------ DATA EXCERPT
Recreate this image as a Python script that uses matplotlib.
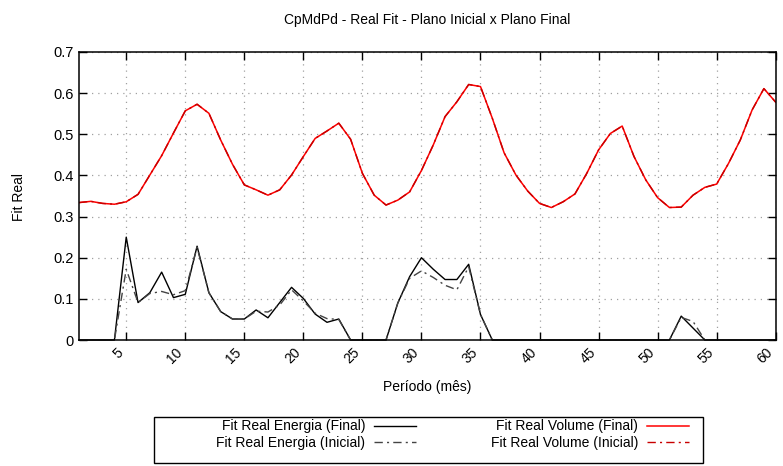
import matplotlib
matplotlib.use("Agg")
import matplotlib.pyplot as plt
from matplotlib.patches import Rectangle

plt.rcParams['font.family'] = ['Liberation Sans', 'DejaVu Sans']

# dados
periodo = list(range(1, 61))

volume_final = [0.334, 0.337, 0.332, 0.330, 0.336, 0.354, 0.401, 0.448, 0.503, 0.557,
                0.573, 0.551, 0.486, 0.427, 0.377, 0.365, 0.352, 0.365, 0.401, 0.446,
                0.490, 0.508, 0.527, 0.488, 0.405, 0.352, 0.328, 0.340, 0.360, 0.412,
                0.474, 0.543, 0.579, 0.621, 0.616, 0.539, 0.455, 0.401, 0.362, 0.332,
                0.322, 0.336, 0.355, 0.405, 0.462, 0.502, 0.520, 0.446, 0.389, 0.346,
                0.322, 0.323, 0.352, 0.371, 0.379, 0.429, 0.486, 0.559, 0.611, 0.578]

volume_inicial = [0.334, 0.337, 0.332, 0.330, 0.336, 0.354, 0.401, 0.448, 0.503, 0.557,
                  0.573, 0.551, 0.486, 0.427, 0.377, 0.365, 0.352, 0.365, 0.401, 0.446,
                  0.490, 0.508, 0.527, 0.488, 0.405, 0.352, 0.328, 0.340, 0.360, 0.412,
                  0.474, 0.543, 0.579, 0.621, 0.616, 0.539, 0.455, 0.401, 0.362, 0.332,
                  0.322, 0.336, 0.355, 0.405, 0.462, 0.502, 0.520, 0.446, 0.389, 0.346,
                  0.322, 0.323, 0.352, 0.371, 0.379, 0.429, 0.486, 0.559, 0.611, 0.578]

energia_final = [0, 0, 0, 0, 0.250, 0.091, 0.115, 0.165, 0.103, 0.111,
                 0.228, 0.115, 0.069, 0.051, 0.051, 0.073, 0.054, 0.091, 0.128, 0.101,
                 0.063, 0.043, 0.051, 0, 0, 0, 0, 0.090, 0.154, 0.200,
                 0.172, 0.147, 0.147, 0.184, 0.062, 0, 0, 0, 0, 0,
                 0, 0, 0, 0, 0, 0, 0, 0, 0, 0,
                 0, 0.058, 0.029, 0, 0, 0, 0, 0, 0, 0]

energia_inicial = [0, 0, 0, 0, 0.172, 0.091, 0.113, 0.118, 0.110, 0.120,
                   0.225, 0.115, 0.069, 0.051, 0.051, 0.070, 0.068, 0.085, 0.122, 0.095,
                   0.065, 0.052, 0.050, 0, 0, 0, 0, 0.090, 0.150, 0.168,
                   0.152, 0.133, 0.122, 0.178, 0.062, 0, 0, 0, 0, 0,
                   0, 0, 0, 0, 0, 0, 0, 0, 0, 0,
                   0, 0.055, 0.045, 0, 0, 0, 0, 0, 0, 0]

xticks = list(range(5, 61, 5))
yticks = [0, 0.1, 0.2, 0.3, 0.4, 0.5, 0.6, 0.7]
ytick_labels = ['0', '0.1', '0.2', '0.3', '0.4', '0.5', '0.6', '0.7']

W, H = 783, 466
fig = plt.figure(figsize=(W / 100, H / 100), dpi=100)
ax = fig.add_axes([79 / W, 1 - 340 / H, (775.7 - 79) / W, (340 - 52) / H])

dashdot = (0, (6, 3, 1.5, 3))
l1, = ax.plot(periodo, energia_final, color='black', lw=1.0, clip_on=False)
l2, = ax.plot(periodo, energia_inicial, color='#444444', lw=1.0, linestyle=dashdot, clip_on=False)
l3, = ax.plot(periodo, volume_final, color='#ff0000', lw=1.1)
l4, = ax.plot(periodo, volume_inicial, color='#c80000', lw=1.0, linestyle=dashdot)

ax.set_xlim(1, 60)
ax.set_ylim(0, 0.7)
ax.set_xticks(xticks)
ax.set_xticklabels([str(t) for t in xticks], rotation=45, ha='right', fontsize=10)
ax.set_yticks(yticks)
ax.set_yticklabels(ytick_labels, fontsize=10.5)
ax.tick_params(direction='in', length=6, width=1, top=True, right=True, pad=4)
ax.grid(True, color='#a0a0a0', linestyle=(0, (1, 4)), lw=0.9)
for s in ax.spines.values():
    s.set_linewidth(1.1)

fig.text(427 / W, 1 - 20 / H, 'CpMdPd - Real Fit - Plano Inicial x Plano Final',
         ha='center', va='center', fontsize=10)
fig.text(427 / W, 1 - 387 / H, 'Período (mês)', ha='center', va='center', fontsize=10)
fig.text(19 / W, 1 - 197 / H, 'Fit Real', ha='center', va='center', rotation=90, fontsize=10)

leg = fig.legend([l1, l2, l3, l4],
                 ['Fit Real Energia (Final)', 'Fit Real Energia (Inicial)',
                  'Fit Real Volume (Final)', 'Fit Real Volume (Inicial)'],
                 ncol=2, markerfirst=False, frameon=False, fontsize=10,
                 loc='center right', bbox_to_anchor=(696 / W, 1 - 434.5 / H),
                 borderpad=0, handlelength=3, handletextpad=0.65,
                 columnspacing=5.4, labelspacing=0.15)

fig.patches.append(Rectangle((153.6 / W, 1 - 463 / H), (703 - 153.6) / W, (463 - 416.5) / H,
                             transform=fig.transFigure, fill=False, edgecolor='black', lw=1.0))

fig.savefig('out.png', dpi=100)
------------
- EXERCISE -
From the first line of the material down to the line containing "periodo = list(range(1, 61))", inclusive, return each line exactly, skipping any picture.

- REPLY -
Recreate this image as a Python script that uses matplotlib.
import matplotlib
matplotlib.use("Agg")
import matplotlib.pyplot as plt
from matplotlib.patches import Rectangle

plt.rcParams['font.family'] = ['Liberation Sans', 'DejaVu Sans']

# dados
periodo = list(range(1, 61))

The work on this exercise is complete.